Tuesday, January 8, 2008

Once Upon A Town The Miracle of North Platte Canteen-- Bob Greene-- Review

This is an image published by the United States Office of War Information, it is a government document in the public domain.

Once Upon A Town The Miracle of North Platte Canteen by Bob Greene, (William Morrow, c2002), is a story about patriotism on the homefront in the United States during World War II. It evokes a historical past where duty, honor, and country are embodied in a wholesome sense of self-sacrifice.

The image of North Platte is one of Rockwellian small town America, with wholesome people small shops, an all American railroad, and a patriotic population. The story centers on the creation of a free railroad canteen for soldiers passing through central Nebraska on their way to the war front.

The wives and daughters of the town met the soldiers at the station and gave out free farm fresh food, candy, papers, and provided pen pals for lonely soldiers departing to the front. They provided a brief moment of hospitality which many soldiers remembered for the rest of their lives.

Bob Greene compiles letters, newspaper clippings, and personal accounts of the soldiers passing through as well as the women who volunteered at the canteen. The letters are mostly personal thank you letters to the volunteers. This book tells a lot about what it means to be grateful. Some of the soldiers fall in love and marry women from the town.

It is also a story of change. The railroads no longer carry passenger trains through North Platte. North Platte is the largest switching yard for commercial train traffic in the United States with some 12.000 trains per day passing through it. There is no longer a downtown, only a large big box Walmart, where the canteen stood, there is a flag and a plaque and a yard full of vagrants.

The people in the story are part of a "vanishing America". Most of the people interviewed are in their seventies and eighties. It also pictures an America where people sacrificed for higher ideals. They gave what they had to for "our boys". There are no pictures in this book. Yet, the images while you are reading come to mind things like the flag, softball, the farmers daughter, pie, and the rolling green hills of Nebraska. It reminds us that there are patriotic values worth sacrificing for.

It is the once upon a time mythical America where things are true, stalwart, and free. This book would be a very good choice for people who like a clean heartwarming story.
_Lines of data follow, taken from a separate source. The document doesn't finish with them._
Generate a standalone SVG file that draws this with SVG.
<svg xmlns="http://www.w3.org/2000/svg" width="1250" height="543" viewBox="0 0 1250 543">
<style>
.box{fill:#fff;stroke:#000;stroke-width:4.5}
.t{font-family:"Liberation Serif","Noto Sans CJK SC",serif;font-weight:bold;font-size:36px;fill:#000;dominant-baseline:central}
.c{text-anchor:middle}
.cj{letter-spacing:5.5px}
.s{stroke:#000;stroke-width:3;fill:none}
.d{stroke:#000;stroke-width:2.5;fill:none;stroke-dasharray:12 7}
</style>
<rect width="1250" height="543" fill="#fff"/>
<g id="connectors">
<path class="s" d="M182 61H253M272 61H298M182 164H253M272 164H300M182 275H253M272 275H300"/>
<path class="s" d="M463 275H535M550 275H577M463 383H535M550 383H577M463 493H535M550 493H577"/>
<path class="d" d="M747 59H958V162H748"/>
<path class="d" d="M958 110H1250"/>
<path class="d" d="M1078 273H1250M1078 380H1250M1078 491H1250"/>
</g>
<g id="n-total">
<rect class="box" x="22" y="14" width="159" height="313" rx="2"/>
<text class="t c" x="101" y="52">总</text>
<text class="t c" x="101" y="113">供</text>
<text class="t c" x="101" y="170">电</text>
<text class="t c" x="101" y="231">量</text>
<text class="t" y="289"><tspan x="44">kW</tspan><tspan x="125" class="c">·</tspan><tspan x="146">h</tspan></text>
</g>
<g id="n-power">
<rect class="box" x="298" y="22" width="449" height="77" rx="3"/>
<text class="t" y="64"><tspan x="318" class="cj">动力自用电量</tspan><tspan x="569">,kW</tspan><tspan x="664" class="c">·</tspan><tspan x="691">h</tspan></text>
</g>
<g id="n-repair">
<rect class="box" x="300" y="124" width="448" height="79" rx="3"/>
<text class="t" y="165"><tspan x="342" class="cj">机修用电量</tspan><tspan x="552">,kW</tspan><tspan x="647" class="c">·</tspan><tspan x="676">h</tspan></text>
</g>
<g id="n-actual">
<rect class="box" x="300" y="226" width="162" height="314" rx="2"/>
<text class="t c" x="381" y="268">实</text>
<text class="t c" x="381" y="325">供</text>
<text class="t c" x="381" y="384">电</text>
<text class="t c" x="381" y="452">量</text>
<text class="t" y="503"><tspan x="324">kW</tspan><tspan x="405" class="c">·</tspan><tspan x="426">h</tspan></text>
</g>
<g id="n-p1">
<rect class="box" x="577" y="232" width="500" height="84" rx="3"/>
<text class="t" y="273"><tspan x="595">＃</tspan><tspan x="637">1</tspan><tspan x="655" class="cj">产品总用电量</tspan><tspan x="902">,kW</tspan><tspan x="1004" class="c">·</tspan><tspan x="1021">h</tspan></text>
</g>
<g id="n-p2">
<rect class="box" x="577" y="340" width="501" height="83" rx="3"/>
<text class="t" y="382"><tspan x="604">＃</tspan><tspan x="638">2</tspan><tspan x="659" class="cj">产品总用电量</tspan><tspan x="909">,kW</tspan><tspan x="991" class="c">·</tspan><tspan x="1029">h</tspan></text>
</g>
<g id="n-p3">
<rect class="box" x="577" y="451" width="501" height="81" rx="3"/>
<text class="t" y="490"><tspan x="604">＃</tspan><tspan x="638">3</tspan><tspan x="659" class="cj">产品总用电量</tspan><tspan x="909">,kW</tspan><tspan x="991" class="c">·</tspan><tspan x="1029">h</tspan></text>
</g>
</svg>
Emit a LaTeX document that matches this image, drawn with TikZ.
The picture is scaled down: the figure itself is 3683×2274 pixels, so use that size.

The book itself is interesting, it is a five inch by eight inch hardcover. It is very easy to read.

1 comment:

Anonymous said...

This is a powerful story and well worth telling. It is a soul satisfying read. There is another book coming out called ANGELS AT THE STATION but Ohio author Scott D. Trostel that is even more powerful in telling the humanitarian story of several WW II canteens as well as the many vo0lunteers and their sacrifices in the name of strangers in uniform. Trostel as written four other books about WW II canteens. All are a must read!